Minnesota Center for Book Arts (MCBA) is the largest and most comprehensive independent nonprofit book arts center in the United States. Located in Minneapolis, Minnesota, MCBA is a nationally recognized leader in the celebration and preservation of traditional crafts, including hand papermaking, letterpress printing and hand bookbinding, as well as the use of these traditional techniques by contemporary artists in creating new artists' books and artwork.

== History ==

MCBA was established in 1983. Two years later, it moved to the first floor of the McKesson building, at 24 North Third Street, in the Warehouse District of Minneapolis. In this space, MCBA established educational, artistic, and community programs to introduce book arts to the public and promote appreciation of artists' books, fine-press publications, broadsides and other artworks created using book art techniques.

In 2000, MCBA joined The Loft Literary Center and Milkweed Editions in establishing Open Book, a center for literary and visual arts, in downtown Minneapolis. The building creates a lively destination for a diverse public interested in books, book arts and literary endeavors of all kinds.

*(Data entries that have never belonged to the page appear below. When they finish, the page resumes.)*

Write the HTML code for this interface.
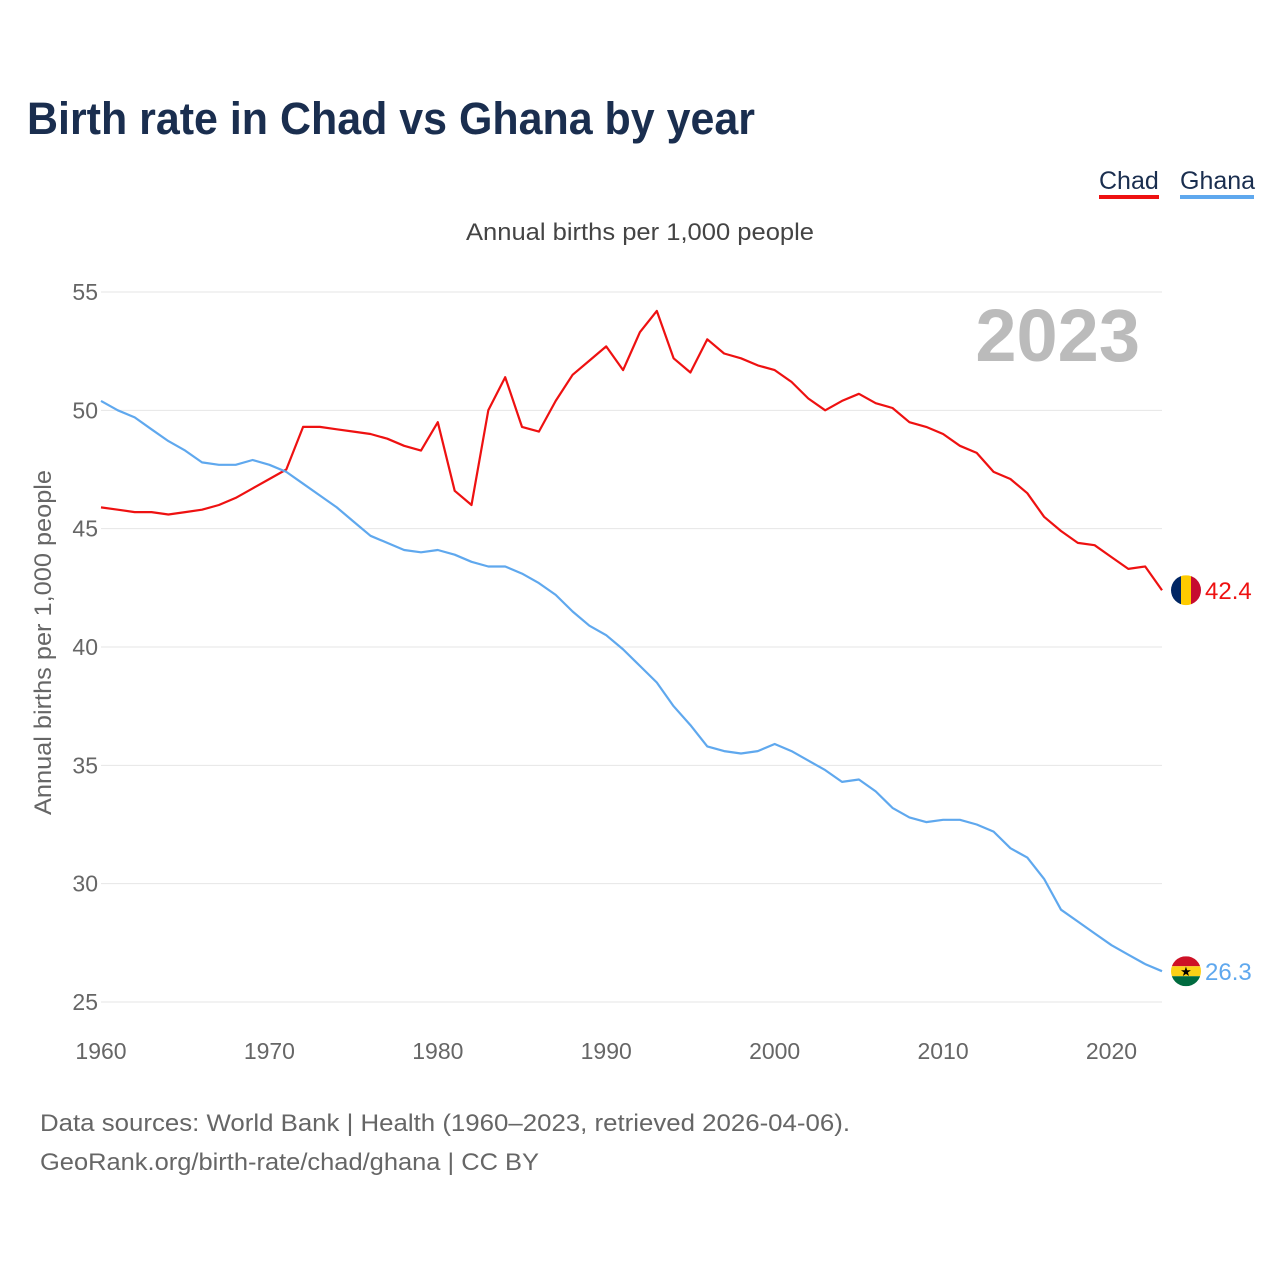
<!DOCTYPE html>
<html><head><meta charset="utf-8">
<style>
body{margin:0;background:#fff;font-family:"Liberation Sans",sans-serif;}
svg text{font-family:"Liberation Sans",sans-serif;}
</style></head>
<body>
<svg id="chart" width="1280" height="1280" viewBox="0 0 1280 1280" xmlns="http://www.w3.org/2000/svg">
<rect width="1280" height="1280" fill="#fff"/>
<text x="27" y="134" font-size="45" font-weight="bold" fill="#1a2e4f" textLength="728" lengthAdjust="spacingAndGlyphs">Birth rate in Chad vs Ghana by year</text>
<text x="1099" y="189" font-size="25" fill="#1a2e4f">Chad</text>
<rect x="1099" y="195" width="60" height="4" fill="#ee1111"/>
<text x="1180" y="189" font-size="25" fill="#1a2e4f">Ghana</text>
<rect x="1180" y="195" width="74" height="4" fill="#5fa8ee"/>
<text x="466" y="240" font-size="24" fill="#444" textLength="348" lengthAdjust="spacingAndGlyphs">Annual births per 1,000 people</text>
<text transform="translate(51,815) rotate(-90)" font-size="24" fill="#666" textLength="345" lengthAdjust="spacingAndGlyphs">Annual births per 1,000 people</text>
<text x="1140" y="361" font-size="74" font-weight="bold" fill="#bbb" text-anchor="end">2023</text>
<g id="grid"></g><g id="series"></g>
<text x="40" y="1131" font-size="24" fill="#666" textLength="810" lengthAdjust="spacingAndGlyphs">Data sources: World Bank | Health (1960–2023, retrieved 2026-04-06).</text>
<text x="40" y="1170" font-size="24" fill="#666" textLength="499" lengthAdjust="spacingAndGlyphs">GeoRank.org/birth-rate/chad/ghana | CC BY</text>
</svg>
<script>
const years = Array.from({length:64},(_,i)=>1960+i);
const chad = [45.9,45.8,45.7,45.7,45.6,45.7,45.8,46.0,46.3,46.7,47.1,47.5,49.3,49.3,49.2,49.1,49.0,48.8,48.5,48.3,49.5,46.6,46.0,50.0,51.4,49.3,49.1,50.4,51.5,52.1,52.7,51.7,53.3,54.2,52.2,51.6,53.0,52.4,52.2,51.9,51.7,51.2,50.5,50.0,50.4,50.7,50.3,50.1,49.5,49.3,49.0,48.5,48.2,47.4,47.1,46.5,45.5,44.9,44.4,44.3,43.8,43.3,43.4,42.4];
const ghana = [50.4,50.0,49.7,49.2,48.7,48.3,47.8,47.7,47.7,47.9,47.7,47.4,46.9,46.4,45.9,45.3,44.7,44.4,44.1,44.0,44.1,43.9,43.6,43.4,43.4,43.1,42.7,42.2,41.5,40.9,40.5,39.9,39.2,38.5,37.5,36.7,35.8,35.6,35.5,35.6,35.9,35.6,35.2,34.8,34.3,34.4,33.9,33.2,32.8,32.6,32.7,32.7,32.5,32.2,31.5,31.1,30.2,28.9,28.4,27.9,27.4,27.0,26.6,26.3];
const yTicks = [25,30,35,40,45,50,55];
const xTicks = [1960,1970,1980,1990,2000,2010,2020];
const NS="http://www.w3.org/2000/svg";
const X0=101,X1=1162,Y0=1002,Y1=292;
function xs(v){return X0+(v-1960)/(2023-1960)*(X1-X0);}
function ys(v){return Y0-(v-25)/(55-25)*(Y0-Y1);}
function mk(tag,attrs,parent,text){const e=document.createElementNS(NS,tag);for(const k in attrs)e.setAttribute(k,attrs[k]);if(text!==undefined)e.textContent=text;parent.appendChild(e);return e;}
const grid=document.getElementById('grid'), ser=document.getElementById('series');
yTicks.forEach(t=>{
  const l=mk('line',{x1:X0,x2:X1,y1:ys(t),y2:ys(t),stroke:'#e6e6e6','stroke-width':1},grid);
  
  
  const tx=mk('text',{x:98,y:ys(t)+8,'font-size':23,fill:'#666','text-anchor':'end'},grid,t);
  
  
});
xTicks.forEach(t=>{
  const tx=mk('text',{x:xs(t),y:1059,'font-size':23,fill:'#666','text-anchor':'middle'},grid,t);
  
  
});
function line(data,color,name){
  const d=data.map((v,i)=>(i?'L':'M')+xs(years[i]).toFixed(1)+' '+ys(v).toFixed(1)).join(' ');
  const p=mk('path',{d:d,fill:'none',stroke:color,'stroke-width':2.2,'stroke-linejoin':'round'},ser);
  
  
}
line(chad,'#ee1111','chad-line');
line(ghana,'#5fa8ee','ghana-line');
const cx=1186, cy1=ys(chad[chad.length-1]), cy2=ys(ghana[ghana.length-1]);
const f1=mk('g',{},ser);


mk('defs',{},f1).innerHTML='<clipPath id="c1"><circle cx="'+cx+'" cy="'+cy1+'" r="15"/></clipPath><clipPath id="c2"><circle cx="'+cx+'" cy="'+cy2+'" r="15"/></clipPath>';
const g1=mk('g',{'clip-path':'url(#c1)'},f1);
mk('rect',{x:cx-15,y:cy1-15,width:10,height:30,fill:'#002664'},g1);
mk('rect',{x:cx-5,y:cy1-15,width:10,height:30,fill:'#fecb00'},g1);
mk('rect',{x:cx+5,y:cy1-15,width:10,height:30,fill:'#c60c30'},g1);
const f2=mk('g',{'clip-path':'url(#c2)'},ser);


mk('rect',{x:cx-15,y:cy2-15,width:30,height:10,fill:'#ce1126'},f2);
mk('rect',{x:cx-15,y:cy2-5,width:30,height:10,fill:'#fcd116'},f2);
mk('rect',{x:cx-15,y:cy2+5,width:30,height:10,fill:'#006b3f'},f2);
mk('text',{x:cx,y:cy2+5,'font-size':13,'text-anchor':'middle',fill:'#000'},f2,'★');
const v1=mk('text',{x:1205,y:cy1+9,'font-size':24,fill:'#ee1111'},ser,chad[chad.length-1].toFixed(1));


const v2=mk('text',{x:1205,y:cy2+9,'font-size':24,fill:'#5fa8ee'},ser,ghana[ghana.length-1].toFixed(1));


</script>
</body></html>
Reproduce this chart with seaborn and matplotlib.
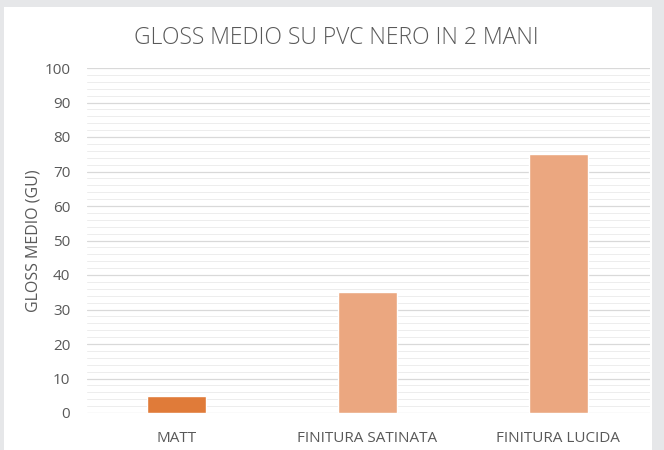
import numpy as np
import seaborn as sns
import matplotlib.pyplot as plt
import matplotlib.patches as mpatches
import pandas as pd

categories = ["MATT", "FINITURA SATINATA", "FINITURA LUCIDA"]
gloss = [5, 35, 75]
bar_colors = ["#E07B39", "#EBA780", "#EBA780"]

sns.set_theme(style="white")
plt.rcParams['font.family'] = ['Open Sans', 'DejaVu Sans']

text_col = "#595959"
fig = plt.figure(figsize=(6.64, 4.5), dpi=100, facecolor="#E6E7E9")
# white card behind the chart
card = mpatches.Rectangle((4/664, 0), 648/664, 443/450, transform=fig.transFigure,
                          facecolor="white", edgecolor="none", zorder=-5)
fig.patches.append(card)
ax = fig.add_axes([87/664, 1 - 413/450, 563/664, 345/450])
ax.set_facecolor("white")

df = pd.DataFrame({"cat": categories, "val": gloss})
sns.barplot(data=df, x="cat", y="val", hue="cat", palette=bar_colors, legend=False,
            width=0.31, ax=ax, saturation=1, zorder=3)

ax.set_ylim(0, 100)
ax.set_xlim(-0.47, 2.48)
ax.set_yticks(np.arange(0, 101, 10))
ax.set_yticks(np.arange(0, 101, 2), minor=True)
ax.yaxis.grid(True, which="major", color="#D9D9D9", linewidth=0.9, zorder=0)
ax.yaxis.grid(True, which="minor", color="#EDEDED", linewidth=0.7, zorder=0)
ax.set_axisbelow(True)
for s in ax.spines.values():
    s.set_visible(False)
ax.tick_params(axis="both", which="both", length=0, colors=text_col, labelsize=11)
ax.tick_params(axis="x", pad=13)
ax.tick_params(axis="y", pad=12)
ax.set_xlabel("")
ax.set_ylabel("GLOSS MEDIO (GU)", color=text_col, fontsize=11.5, labelpad=2)
fig.text(336/664, 1 - 38/450, "GLOSS MEDIO SU PVC NERO IN 2 MANI", ha="center", va="center",
         color=text_col, fontsize=16.5, fontweight="light")

plt.savefig("out.png", dpi=100, facecolor=fig.get_facecolor())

Frances Butler was the first visiting lecturer at the Center and "spoke of book arts in terms of re-defining tradition," challenging the center to adopt a more forward-thinking mission.

== Programs ==

Education programs include workshops in book art disciplines for adults, teens, teachers, youth and families; school field trips; and workshops to equip teachers to incorporate book arts into their classroom curricula.

Artistic programs include critically acclaimed exhibitions; artists’ residencies and competitive fellowships; studio and equipment rental; and an Artists Collective. MCBA also co-sponsors and administers the Minnesota Book Artist Award, presented each year to a Minnesota book artist in recognition of his or her body of work and contributions to the book arts community.

Community programs include participation in numerous public festivals, fairs and events, and free family days at MCBA's studio facilities, designed to provide free art-making opportunities for families and children of all ages.

MCBA's facilities also include The Shop at MCBA, which features works for sale on consignment from book artists across the country and around the globe, and the James and Marilynn Alcott Library and Archives.